As I grieve my grandparents with my family, this special holiday food tradition has helped us heal
Advent calendars are a huge part of my family's Christmas traditions. When I was a kid, my parents would buy me cute chocolate-filled calendars filled with low-quality chocolate, but I didn't care. As I've gotten older, the tradition is still alive, but now my parents and I buy a few more deluxe advent calendars — ones filled with cheese, wine and beer — as well as a more decadent chocolate option, made by German chocolatier Moser Roth, in lieu of the cheap chocolate version I had growing up.
During the pandemic, I started filming my parents opening our Advent calendars almost every night, then posting the short clips to Instagram. It was a fun way to connect with my followers, but it was also something for us to look forward to in a season of immense loss.
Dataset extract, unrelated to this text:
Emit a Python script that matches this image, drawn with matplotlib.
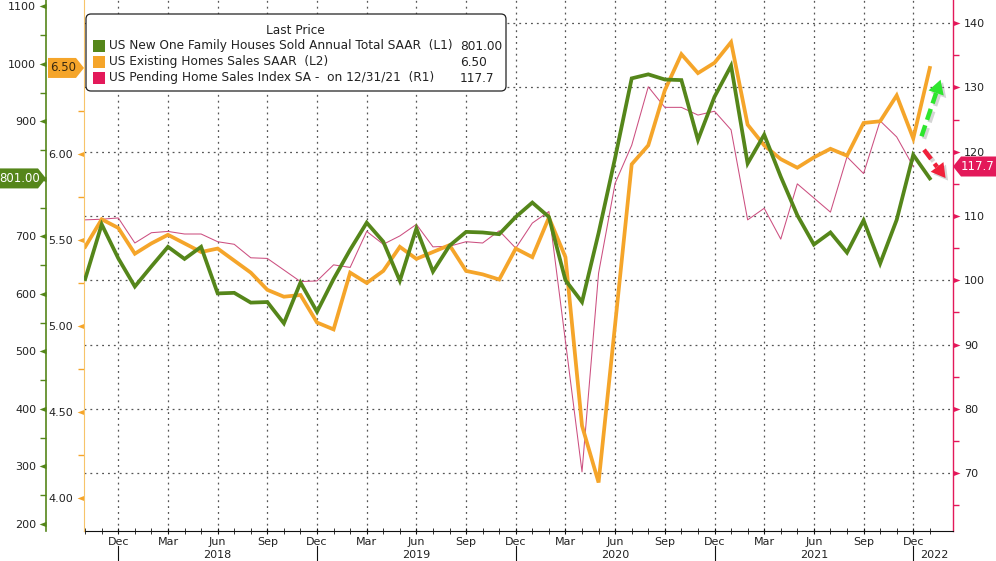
import numpy as np
import pandas as pd
import matplotlib
matplotlib.use("Agg")
import matplotlib.pyplot as plt
from matplotlib.path import Path
from matplotlib.patches import Polygon, FancyBboxPatch, Rectangle
from matplotlib.lines import Line2D
import matplotlib.transforms as mtransforms

# ---------------- data ----------------
months = pd.date_range("2017-10-01", periods=52, freq="MS")

new_home_sales = [626, 721, 662, 613, 648, 682, 661, 682, 601, 602, 585, 586,
                  549, 620, 569, 626, 677, 724, 691, 623, 714, 639, 684, 708,
                  707, 704, 734, 759, 734, 624, 586, 706, 837, 975, 982, 973,
                  972, 868, 943, 997, 827, 877, 804, 737, 686, 707, 672, 728,
                  653, 729, 842, 801]

existing_home_sales = [5.46, 5.62, 5.57, 5.42, 5.48, 5.53, 5.48, 5.43, 5.45, 5.38,
                       5.31, 5.21, 5.17, 5.18, 5.02, 4.98, 5.31, 5.25, 5.32, 5.46,
                       5.39, 5.43, 5.47, 5.32, 5.30, 5.27, 5.45, 5.40, 5.63, 5.40,
                       4.42, 4.09, 5.01, 5.94, 6.05, 6.37, 6.58, 6.47, 6.53, 6.65,
                       6.17, 6.05, 5.97, 5.92, 5.98, 6.03, 5.99, 6.18, 6.19, 6.34,
                       6.09, 6.50]

pending_home_sales = [109.4, 109.5, 109.7, 105.8, 107.4, 107.6, 107.2, 107.2, 106.0,
                      105.6, 103.5, 103.4, 101.6, 99.8, 99.9, 102.4, 102.0, 107.6,
                      105.6, 106.9, 108.7, 105.2, 105.3, 106.0, 105.8, 107.7, 105.0,
                      108.9, 110.7, 90.5, 70.2, 101.1, 115.1, 121.0, 130.1, 126.9,
                      126.9, 125.7, 126.3, 123.4, 109.4, 111.2, 106.4, 115.0, 112.8,
                      110.6, 119.2, 116.6, 124.8, 122.3, 117.7]

green_ticks = list(range(200, 1101, 100))
orange_ticks = [4.00, 4.50, 5.00, 5.50, 6.00]
pink_ticks = list(range(70, 141, 10))
month_names = {12: "Dec", 3: "Mar", 6: "Jun", 9: "Sep"}

legend_title = "Last Price"
legend_names = ["US New One Family Houses Sold Annual Total SAAR  (L1)",
                "US Existing Homes Sales SAAR  (L2)",
                "US Pending Home Sales Index SA -  on 12/31/21  (R1)"]
legend_values = ["801.00", "6.50", "117.7"]

# ---------------- style ----------------
GREEN = "#55861a"
ORANGE = "#f5a52a"
PINK = "#cc4f80"
RED = "#e3195a"
TXT = "#222222"
plt.rcParams["font.family"] = ["DejaVu Sans"]
plt.rcParams["font.size"] = 8

W, H = 996, 561
fig = plt.figure(figsize=(W / 100, H / 100), dpi=100, facecolor="white")
ax_p = fig.add_axes([84 / W, 30 / H, 869 / W, 531 / H])
ax_o = ax_p.twinx()
ax_g = ax_p.twinx()
ax_p.set_zorder(1)
ax_o.set_zorder(2)
ax_g.set_zorder(3)
for a in (ax_o, ax_g):
    a.patch.set_visible(False)

x = np.arange(len(months))
xp = np.arange(len(pending_home_sales))

ax_p.plot(xp, pending_home_sales, color=PINK, lw=0.75)
ax_o.plot(x, existing_home_sales, color=ORANGE, lw=2.7, solid_joinstyle="miter")
ax_g.plot(x, new_home_sales, color=GREEN, lw=2.7, solid_joinstyle="miter")

xmax = 52.4
ax_p.set_xlim(-0.07, xmax)
ax_p.set_ylim(61.0, 143.6)
ax_o.set_ylim(3.808, 6.895)
ax_g.set_ylim(187.8, 1111.3)

# spines
for s in ("top", "left"):
    ax_p.spines[s].set_visible(False)
ax_p.spines["right"].set_color(RED)
ax_p.spines["right"].set_linewidth(1.0)
ax_p.spines["bottom"].set_color("#111111")
for a in (ax_o, ax_g):
    for s in ("top", "right", "bottom"):
        a.spines[s].set_visible(False)
ax_o.spines["left"].set_color("#f7c46a")
ax_g.spines["left"].set_color(GREEN)
ax_g.spines["left"].set_linewidth(1.2)
g_off = -38 / 869
ax_g.spines["left"].set_position(("axes", g_off))

# y axes
ax_p.yaxis.tick_right()
ax_o.yaxis.tick_left()
ax_g.yaxis.tick_left()

ax_p.set_yticks(pink_ticks)
ax_p.set_yticks(np.arange(65, 141, 10), minor=True)
ax_o.set_yticks(orange_ticks)
ax_o.set_yticklabels([f"{v:.2f}" for v in orange_ticks])
ax_o.set_yticks(np.arange(4.25, 6.3, 0.5), minor=True)
ax_g.set_yticks(green_ticks)
# the 800 label sits under the last-value tag, as in the original
ax_g.set_yticklabels(["" if v == 800 else str(v) for v in green_ticks])
ax_g.set_yticks(np.arange(250, 1100, 100), minor=True)

ax_p.tick_params(axis="y", which="major", length=0, pad=8, labelsize=8, labelcolor=TXT)
ax_p.tick_params(axis="y", which="minor", length=4, color=RED, width=1)
ax_o.tick_params(axis="y", which="major", length=0, pad=8, labelsize=8, labelcolor=TXT)
ax_o.tick_params(axis="y", which="minor", length=4, color=ORANGE, width=1)
ax_g.tick_params(axis="y", which="major", length=0, pad=7, labelsize=8, labelcolor=TXT)
ax_g.tick_params(axis="y", which="minor", length=4, color=GREEN, width=1)

# triangle tick markers
left_tri = Path([(0, 0.38), (-1, 0), (0, -0.38), (0, 0.38)],
                [Path.MOVETO, Path.LINETO, Path.LINETO, Path.CLOSEPOLY])
right_tri = Path([(0, 0.38), (1, 0), (0, -0.38), (0, 0.38)],
                 [Path.MOVETO, Path.LINETO, Path.LINETO, Path.CLOSEPOLY])
tr_g = mtransforms.blended_transform_factory(ax_g.transAxes, ax_g.transData)
ax_g.plot([g_off] * len(green_ticks), green_ticks, ls="none", marker=left_tri,
          ms=10, color=GREEN, mec="none", transform=tr_g, clip_on=False)
tr_o = mtransforms.blended_transform_factory(ax_o.transAxes, ax_o.transData)
ax_o.plot([0] * len(orange_ticks), orange_ticks, ls="none", marker=left_tri,
          ms=10, color=ORANGE, mec="none", transform=tr_o, clip_on=False)
tr_p = mtransforms.blended_transform_factory(ax_p.transAxes, ax_p.transData)
ax_p.plot([1] * len(pink_ticks), pink_ticks, ls="none", marker=right_tri,
          ms=10, color=RED, mec="none", transform=tr_p, clip_on=False)

# x axis
major_pos = [i for i, m in enumerate(months) if m.month in month_names]
major_lab = [month_names[months[i].month] for i in major_pos]
ax_p.set_xticks(major_pos)
ax_p.set_xticklabels(major_lab)
ax_p.set_xticks(x, minor=True)
ax_p.tick_params(axis="x", which="major", direction="inout", length=5, pad=2,
                 labelsize=8, labelcolor=TXT, color="#111111")
ax_p.tick_params(axis="x", which="minor", direction="inout", length=4, color="#111111")

# grid
grid_kw = dict(color="#555555", lw=0.9, ls=(0, (1.5, 3.2)))
ax_p.grid(axis="y", which="major", **grid_kw)
ax_p.grid(axis="x", which="major", **grid_kw)

# year labels and separators
tr_x = mtransforms.blended_transform_factory(ax_p.transData, ax_p.transAxes)
for i, m in enumerate(months):
    if m.month == 12:
        ax_p.add_line(Line2D([i, i], [-15 / 531, -31 / 531], transform=tr_x,
                             color="#111111", lw=0.8, clip_on=False))
    if m.month == 6:
        ax_p.text(i, -23.5 / 531, str(m.year), transform=tr_x, ha="center",
                  va="center", fontsize=8, color=TXT)
last_dec = max(i for i, m in enumerate(months) if m.month == 12)
ax_p.text((last_dec + xmax) / 2 + 0.1, -23.5 / 531, str(months[-1].year), transform=tr_x,
          ha="center", va="center", fontsize=8, color=TXT)

fig.canvas.draw()
IDT = mtransforms.IdentityTransform()


def ypx(axis, value):
    return axis.transData.transform((0, value))[1]


def value_tag(x0, x1, tip, yc, color, text, tcolor, left_point=False):
    h = 10
    if left_point:
        verts = [(x1, yc - h), (x0 + 6, yc - h), (tip, yc), (x0 + 6, yc + h), (x1, yc + h)]
    else:
        verts = [(x0, yc - h), (x1 - 6, yc - h), (tip, yc), (x1 - 6, yc + h), (x0, yc + h)]
    fig.add_artist(Polygon(verts, closed=True, transform=IDT, fc=color, ec="none", zorder=20))
    cx = (x0 + x1) / 2 + (2 if left_point else -2)
    fig.text(cx / W, yc / H, text, ha="center", va="center", color=tcolor,
             fontsize=8.5, zorder=21)


value_tag(48, 82, 84, ypx(ax_o, existing_home_sales[-1]), ORANGE, legend_values[1], "#3a2a10")
value_tag(0, 44, 46, ypx(ax_g, new_home_sales[-1]), GREEN, legend_values[0], "white")
value_tag(955, 996, 953, ypx(ax_p, pending_home_sales[-1]), RED, legend_values[2], "white",
          left_point=True)


# dashed arrows
def dashed_arrow(p0, p1, color):
    (x0, y0), (x1, y1) = ax_p.transData.transform(p0), ax_p.transData.transform(p1)
    d = np.array([x1 - x0, y1 - y0])
    L = np.hypot(*d)
    u = d / L
    n = np.array([-u[1], u[0]])
    hl, hw = 14, 8
    base = np.array([x1, y1]) - u * hl
    for off, col, al in (((2.5, -2.5), "#888888", 0.35), ((0, 0), color, 1.0)):
        o = np.array(off)
        fig.add_artist(Line2D([x0 + o[0], base[0] + o[0]], [y0 + o[1], base[1] + o[1]],
                              transform=IDT, color=col, alpha=al, lw=3.2,
                              dashes=(2.6, 1.3), zorder=18))
        head = [base + n * hw + o, np.array([x1, y1]) + o, base - n * hw + o]
        fig.add_artist(Polygon(head, closed=True, transform=IDT, fc=col, ec="none",
                               alpha=al, zorder=18))


dashed_arrow((50.5, 122.4), (51.65, 131.2), "#2ee62e")
dashed_arrow((50.65, 120.3), (51.95, 115.9), "#f0203a")

# legend box
def ytop(v):
    return H - v

fig.add_artist(FancyBboxPatch((86, ytop(91)), 420, 77, boxstyle="round,pad=0,rounding_size=5",
                              transform=IDT, fc="white", ec="#222222", lw=0.9, zorder=30))
fig.text(295 / W, ytop(30) / H, legend_title, ha="center", va="center", fontsize=8.7,
         color=TXT, zorder=31)
sq_colors = [GREEN, ORANGE, RED]
for k, (name, val, c) in enumerate(zip(legend_names, legend_values, sq_colors)):
    yr = 46 + 16 * k
    fig.add_artist(Rectangle((93, ytop(yr) - 6), 12, 12, transform=IDT, fc=c, ec="none",
                             zorder=31))
    fig.text(109 / W, ytop(yr) / H, name, ha="left", va="center", fontsize=8.7,
             color=TXT, zorder=31)
    fig.text(460 / W, ytop(yr) / H, val, ha="left", va="center", fontsize=8.7,
             color=TXT, zorder=31)

fig.savefig("out.png", dpi=100, facecolor="white")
That season of grief has continued through the past two Christmases and is now heading into a third. In 2020, I lost my paternal grandfather to cancer just six weeks before Christmas. He lived just a few miles from our house, and we would spend part of Christmas Eve with him. All of the sudden, our world was changed and Christmas Eve was a lot quieter.
In August 2021, my maternal grandmother, who I lovingly called Memaw, died suddenly. Her house is where we would spend the other part of Christmas Eve and most of Christmas Day, surrounded by family. Now her house sits dark, with the memories of holiday seasons of the past lurking in the shadows waiting for the light to be turned back on, even if it's by another family eventually.
This October, my maternal grandfather died. While my family didn't spend much time with him because of the distance (we live in Florida, and he lived in Illinois), the weekly phone calls have stopped and the pieces I have left of him are old voicemails and memories of him visiting when I was a kid.
As my own grief has continued to expand over the past few years, I saw it growing in my parents as well. Not only was I processing the loss of my family members, but I was also watching my mom and dad lose their parents, which was especially heartbreaking.
The Christmas season is always challenging with juggling social events and family time. Add in the loss of a loved one, and grief overwhelms what was once a festive holiday celebration. The empty chair where your lost loved one once sat seems to take over the room like a ticking time bomb, and if you look at it in just the right moment it triggers something inside you. The tears start flowing with the grief and anguish of loss.
Even though some holiday traditions have stopped or changed with the loss of family members, one that hasn't is my parents and I opening Advent calendars together. When the holiday season draws near, my mom and I go out to find the best Advent calendars of the season to bring home and anxiously await when we can start opening each of the little flaps.
We always buy food calendars because we like trying new brands and sometimes we find a few new favorite items that make their way into our pantry staples. In the past, we've bought ones like the Aldi Holiday Magic Wine Advent Calendar and the Bonne Maman Advent Calendar, which is filled with fruit spreads and honey. In fact, from the latter of the two, we've found our new favorite jam, strawberry and red currant. We've also had boozy popcorn, hot sauce and cheese Advent calendars.
This year, instead of buying every food calendar we could find, we snagged everything in one trip to the grocery store. We have four foodie-themed Advent calendars: wine, beer, cheese and chocolate. Each night we open the corresponding day's flap and share some festive thoughts on what we find inside with my Instagram followers.
Opening the advent calendars is often the one bright spot on days when the darkness of grief rattles inside our minds like a ball inside a glass jar. It was, and still is, a time when my parents and I gather in the living room, my dad says something silly for the entire world to hear and we share what was in each calendar for the night.
My mom and I look forward to whatever my dad is going to say because we honestly never know what's going to happen. Some nights he sings, some nights he dances and some nights he has a Santa Claus countdown that he tells people to share with their kids. These little messages are never rehearsed and behind the camera, I'm often stifling my laughter so everyone can hear what my dad has to say.
Over the past three years, my parents and I have gotten messages from people around the world saying they love watching my mom and dad. They ask for more videos of them or wonder if they have their own social media pages (they don't…yet). I've also gotten messages prior to the holidays asking if we are doing Advent calendars again this year, and the answer is always yes.
I share these sentiments with my parents, not only because they like knowing that people enjoy watching them, but because it reminds the three of us that even if we are having a hard day, we can always brighten up someone else's through something as easy and fun as opening an Advent calendar.
As we move through the third holiday season of losing another parent and grandparent, I'm reminded that grief never leaves us. Like the glass jar with the ball inside, the jar may get bigger as we grow around our grief, but it never truly disappears. Even when the tides of life are calm and the jar isn't rattling, the grief is still there.
During the holidays, the jar may rattle some and grief comes in waves, but what my parents and I have learned is that opening Advent calendars and sharing some festive cheer with others will oftentimes brighten our own day, even as the ball in the jar is shaking and moving and the chair remains empty with the memories of holidays past.